我弯腰把尸体放回台上,盖上一块破布。然后捡起《炼尸录》,翻到最后一页。那里有个名字缩写——“王X生”。
“王家的人。”我说,“动手的是他。”
“还有谁?”吴明道问。
“肯定不止一个。”我看向门口,“老宅里有香灰味,有人在布阵。查蓬逃了,但幕后主使还在。”
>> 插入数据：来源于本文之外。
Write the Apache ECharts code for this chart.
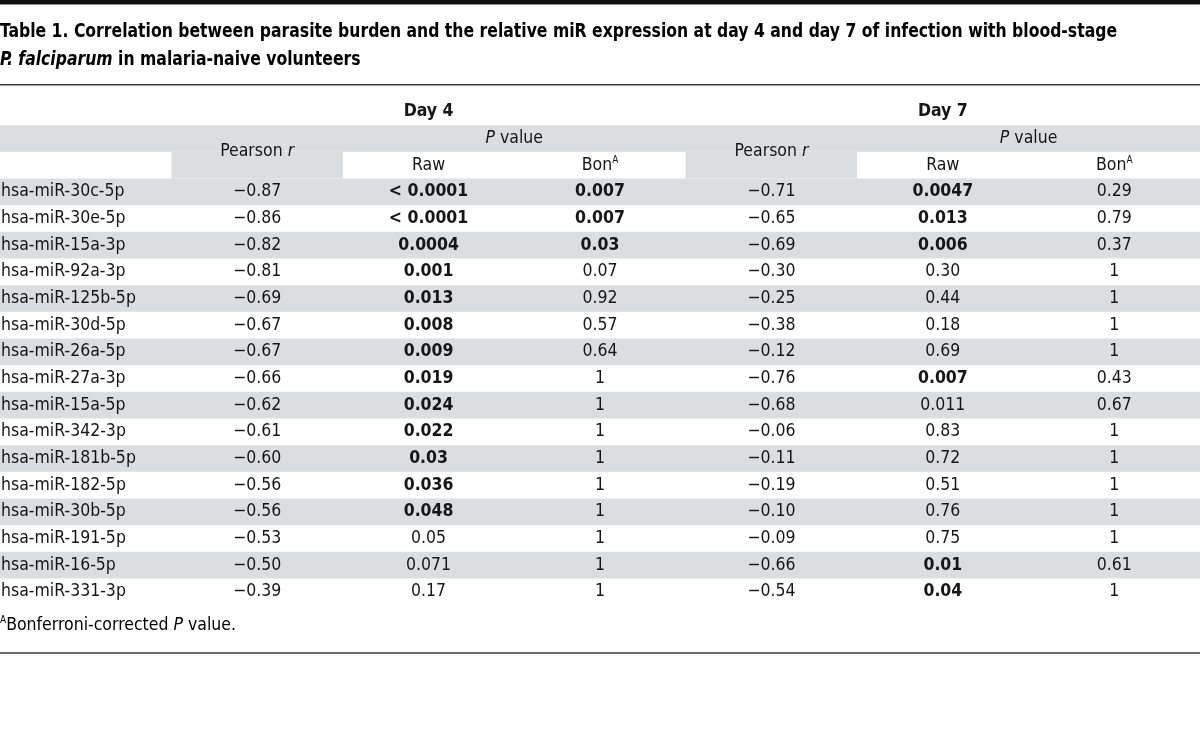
<!DOCTYPE html>
<html><head><meta charset="utf-8">
<script src="https://cdn.jsdelivr.net/npm/echarts@6/dist/echarts.min.js"></script>
<style>html,body{margin:0;padding:0;background:#fff}#c{width:1200px;height:749px}</style>
</head><body><div id="c"></div>
<script>
// ---------------- data ----------------
const titleLine1 = 'Table 1. Correlation between parasite burden and the relative miR expression at day 4 and day 7 of infection with blood-stage';
const titleItalic = 'P. falciparum';
const titleRest = ' in malaria-naive volunteers';
const groupLabels = ['Day 4', 'Day 7'];
const footnote = 'Bonferroni-corrected ';

const genes = ['hsa-miR-30c-5p','hsa-miR-30e-5p','hsa-miR-15a-3p','hsa-miR-92a-3p','hsa-miR-125b-5p','hsa-miR-30d-5p','hsa-miR-26a-5p','hsa-miR-27a-3p','hsa-miR-15a-5p','hsa-miR-342-3p','hsa-miR-181b-5p','hsa-miR-182-5p','hsa-miR-30b-5p','hsa-miR-191-5p','hsa-miR-16-5p','hsa-miR-331-3p'];
const day4PearsonR = [-0.87,-0.86,-0.82,-0.81,-0.69,-0.67,-0.67,-0.66,-0.62,-0.61,-0.60,-0.56,-0.56,-0.53,-0.50,-0.39];
const day4RawP = ['< 0.0001','< 0.0001','0.0004','0.001','0.013','0.008','0.009','0.019','0.024','0.022','0.03','0.036','0.048','0.05','0.071','0.17'];
const day4RawBold = [1,1,1,1,1,1,1,1,1,1,1,1,1,0,0,0];
const day4BonP = ['0.007','0.007','0.03','0.07','0.92','0.57','0.64','1','1','1','1','1','1','1','1','1'];
const day4BonBold = [1,1,1,0,0,0,0,0,0,0,0,0,0,0,0,0];
const day7PearsonR = [-0.71,-0.65,-0.69,-0.30,-0.25,-0.38,-0.12,-0.76,-0.68,-0.06,-0.11,-0.19,-0.10,-0.09,-0.66,-0.54];
const day7RawP = ['0.0047','0.013','0.006','0.30','0.44','0.18','0.69','0.007','0.011','0.83','0.72','0.51','0.76','0.75','0.01','0.04'];
const day7RawBold = [1,1,1,0,0,0,0,1,0,0,0,0,0,0,1,1];
const day7BonP = ['0.29','0.79','0.37','1','1','1','1','0.43','0.67','1','1','1','1','1','0.61','1'];
const day7BonBold = [0,0,0,0,0,0,0,0,0,0,0,0,0,0,0,0];

// ---------------- styles ----------------
const BODY_FONT = '"DejaVu Sans Condensed", "DejaVu Sans", sans-serif';
const TITLE_FONT = '"DejaVu Sans Condensed", "DejaVu Sans", sans-serif';
const FS = 17.5;
const INK = '#161616';
const SHADE = '#dcdddf';
const TITLE_FS = 20;

const ctx = document.createElement('canvas').getContext('2d');
ctx.font = 'bold ' + TITLE_FS + 'px ' + TITLE_FONT;
const titleScale = 1117 / ctx.measureText(titleLine1).width;

const fmtR = v => v.toFixed(2).replace('-', '\u2212');
const richBase = {
  i: {fontStyle: 'italic', fontSize: FS, fontFamily: BODY_FONT, color: INK},
  sup: {fontSize: 10, fontFamily: BODY_FONT, color: INK, verticalAlign: 'top', lineHeight: 12},
  n: {fontSize: FS, fontFamily: BODY_FONT, color: INK, lineHeight: 20}
};

// ---------------- table model (row/col indices) ----------------
const HEAD = 3;
const cells = [];
function cell(x, y, text, opts) { cells.push(Object.assign({x, y, text}, opts || {})); }
groupLabels.forEach((g, k) => cell(2.5 + 3 * k, 0.5, g, {bold: true}));
[0, 1].forEach(k => {
  const c0 = 1 + 3 * k;
  cell(c0 + 0.5, 2, '{n|Pearson }{i|r}', {rich: true});
  cell(c0 + 2, 1.5, '{i|P}{n| value}', {rich: true});
  cell(c0 + 1.5, 2.5, 'Raw');
  cell(c0 + 2.5, 2.5, '{n|Bon}{sup|A}', {rich: true});
});
genes.forEach((g, r) => {
  const y = HEAD + r + 0.5;
  cell(0, y, g, {left: true});
  cell(1.5, y, fmtR(day4PearsonR[r]));
  cell(2.5, y, day4RawP[r], {bold: !!day4RawBold[r]});
  cell(3.5, y, day4BonP[r], {bold: !!day4BonBold[r]});
  cell(4.5, y, fmtR(day7PearsonR[r]));
  cell(5.5, y, day7RawP[r], {bold: !!day7RawBold[r]});
  cell(6.5, y, day7BonP[r], {bold: !!day7BonBold[r]});
});

const bands = [[0, 7, 1, 1], [1, 2, 2, 1], [4, 5, 2, 1]];
genes.forEach((g, r) => { if (r % 2 === 0) bands.push([0, 7, HEAD + r, 1]); });

const titleRich = {
  b: {fontFamily: TITLE_FONT, fontWeight: 'bold', fontSize: TITLE_FS, color: INK, lineHeight: 28},
  bi: {fontFamily: TITLE_FONT, fontWeight: 'bold', fontStyle: 'italic', fontSize: TITLE_FS, color: INK, lineHeight: 28}
};

const chart = echarts.init(document.getElementById('c'), null, {renderer: 'canvas'});
chart.setOption({
  animation: false,
  backgroundColor: '#fff',
  grid: {left: 0, right: 0, top: 98.5, height: 26.667 * (HEAD + genes.length)},
  xAxis: {type: 'value', min: 0, max: 7, show: false},
  yAxis: {type: 'value', min: 0, max: HEAD + genes.length, inverse: true, show: false},
  graphic: [
    {type: 'rect', shape: {x: 0, y: 0, width: 1200, height: 4.5}, style: {fill: '#111'}, silent: true},
    {type: 'text', x: 0, y: 18, scaleX: titleScale, silent: true,
      style: {text: '{b|' + titleLine1 + '}\n{bi|' + titleItalic + '}{b|' + titleRest + '}', rich: titleRich}},
    {type: 'rect', shape: {x: 0, y: 84, width: 1200, height: 1.6}, style: {fill: '#3a3a3a'}, silent: true},
    {type: 'rect', shape: {x: 0, y: 652.2, width: 1200, height: 1.6}, style: {fill: '#3a3a3a'}, silent: true},
    {type: 'text', left: 0, top: 615, silent: true,
      style: {text: '{sup|A}{n|' + footnote + '}{i|P}{n| value.}', rich: richBase}}
  ],
  series: [
    {
      type: 'custom', clip: false, silent: true, z: 1,
      data: bands,
      renderItem(params, api) {
        const p0 = api.coord([api.value(0), api.value(2)]);
        const p1 = api.coord([api.value(1), api.value(2) + api.value(3)]);
        return {type: 'rect', shape: {x: p0[0], y: Math.min(p0[1], p1[1]), width: p1[0] - p0[0], height: Math.abs(p1[1] - p0[1])},
          style: {fill: SHADE}};
      }
    },
    {
      type: 'custom', clip: false, silent: true, z: 2,
      data: cells.map((c, i) => [c.x, c.y, i]),
      renderItem(params, api) {
        const c = cells[params.dataIndex];
        const p = api.coord([api.value(0), api.value(1)]);
        const style = {
          text: c.text, x: 0, y: 0,
          fill: INK, fontSize: FS, fontFamily: BODY_FONT,
          fontWeight: c.bold ? 'bold' : 'normal',
          align: c.left ? 'left' : 'center', verticalAlign: 'middle'
        };
        if (c.rich) style.rich = richBase;
        return {type: 'text', x: p[0] + (c.left ? 1 : 0), y: p[1], style};
      }
    }
  ]
});
</script></body></html>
我把书塞进怀里,摸了摸护心石。它还在烫,和铜铃一起震。
“我要查到底。”我说,“谁下令的,谁下的手,谁以为可以用无辜人的命换所谓的‘王血归来’。”
吴明道点头,“我陪你。”
我们正准备动身,铜铃突然剧烈震动。不是那种节奏性的,是疯狂乱抖,像被人攥着猛摇。
我低头看。
铃舌那节指骨,正对着《炼尸录》的书角,不停撞击。
“不对。”我说,“书里还有东西。”
我赶紧翻开封面夹层。里面有一小片薄纸,折叠得很紧。我打开,上面画了个图——是王家老宅的地下结构,标了三个点,其中一个写着“活阵眼”。
另一个点旁边画着铃铛符号。
“这是……”吴明道凑过来,“铜铃对应的阵位?”
“第三个点。”我指着最深处,“写着‘囚者’。下面有行小字——‘若王血至,可启门’。”
我盯着那行字,喉咙发紧。
他们一直在等我。
我不是来找父亲的。
我是被他们引来的。
这个孕妇,就是用来逼我出现的祭品。
我握紧拳头,指甲掐进掌心。
“我要让他们付出代价。”我说。
吴明道没劝我。他只是把手放在我肩上,轻轻拍了一下。
我转身走向门口。刚迈出一步,铜铃又震。这次不是冲着书,是冲着门外。
我停下。
“外面有人。”我说。
“谁?”
“不知道。”我看向黑暗的台阶,“但铃在警告。”
吴明道抽出飞剑,站到我身侧。
我握紧《炼尸录》,另一只手摸向布袋里的蛊虫。
脚步踩在湿滑的台阶上,发出轻微声响。